Write out, word for word, every line from the first one through the line that holds "from matplotlib.patches import Rectangle", and nothing else; skip the pictures.
────
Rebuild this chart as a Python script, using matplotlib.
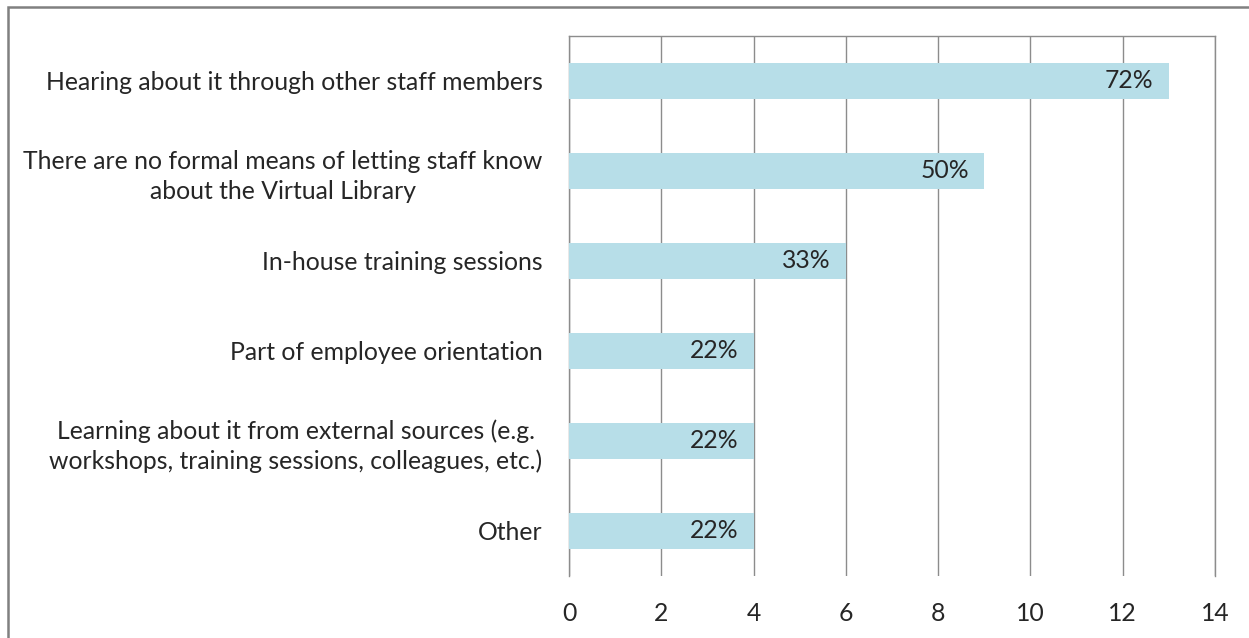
import matplotlib
matplotlib.use("Agg")
import matplotlib.pyplot as plt
from matplotlib.patches import Rectangle

categories = [
    "Hearing about it through other staff members",
    "There are no formal means of letting staff know\nabout the Virtual Library",
    "In-house training sessions",
    "Part of employee orientation",
    "Learning about it from external sources (e.g.\nworkshops, training sessions, colleagues, etc.)",
    "Other",
]
counts = [13, 9, 6, 4, 4, 4]
pct_labels = ["72%", "50%", "33%", "22%", "22%", "22%"]
x_ticks = [0, 2, 4, 6, 8, 10, 12, 14]

plt.rcParams['font.family'] = ['Lato', 'DejaVu Sans']
grid_col = '#8c8c8c'
txt_col = '#262626'
fs = 17.8

fig = plt.figure(figsize=(12.49, 6.38), dpi=100)
ax = fig.add_axes([569/1249, 1-576/638, (1215-569)/1249, 540/638])

ypos = list(range(len(categories)))[::-1]
ax.barh(ypos, counts, height=0.4, color='#b7dee8', zorder=3)

for y, v, lab in zip(ypos, counts, pct_labels):
    ax.annotate(lab, (v, y), xytext=(-11, 0), textcoords='offset points',
                ha='right', va='center', fontsize=fs, color=txt_col, zorder=4)

ax.set_xlim(0, 14)
ax.set_ylim(-0.5, 5.5)
ax.set_xticks(x_ticks)
ax.set_yticks(ypos)
ax.set_yticklabels(categories, multialignment='center', linespacing=1.35)
ax.tick_params(axis='both', length=0, labelsize=fs, colors=txt_col)
ax.tick_params(axis='y', pad=19)
ax.tick_params(axis='x', pad=19)
ax.xaxis.grid(True, color=grid_col, linewidth=1, zorder=0)

for side in ['top', 'right', 'left']:
    ax.spines[side].set_color(grid_col)
    ax.spines[side].set_linewidth(1)
ax.spines['bottom'].set_visible(False)

# outer chart frame
fig.patches.append(Rectangle((8/1249, -0.1), 1.2, 1 - 7/638 + 0.1,
                             transform=fig.transFigure, fill=False,
                             edgecolor='#808080', linewidth=1.8))

fig.savefig("out.png", dpi=100)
────
SOLUTION FOR THIS TASK:
Rebuild this chart as a Python script, using matplotlib.
import matplotlib
matplotlib.use("Agg")
import matplotlib.pyplot as plt
from matplotlib.patches import Rectangle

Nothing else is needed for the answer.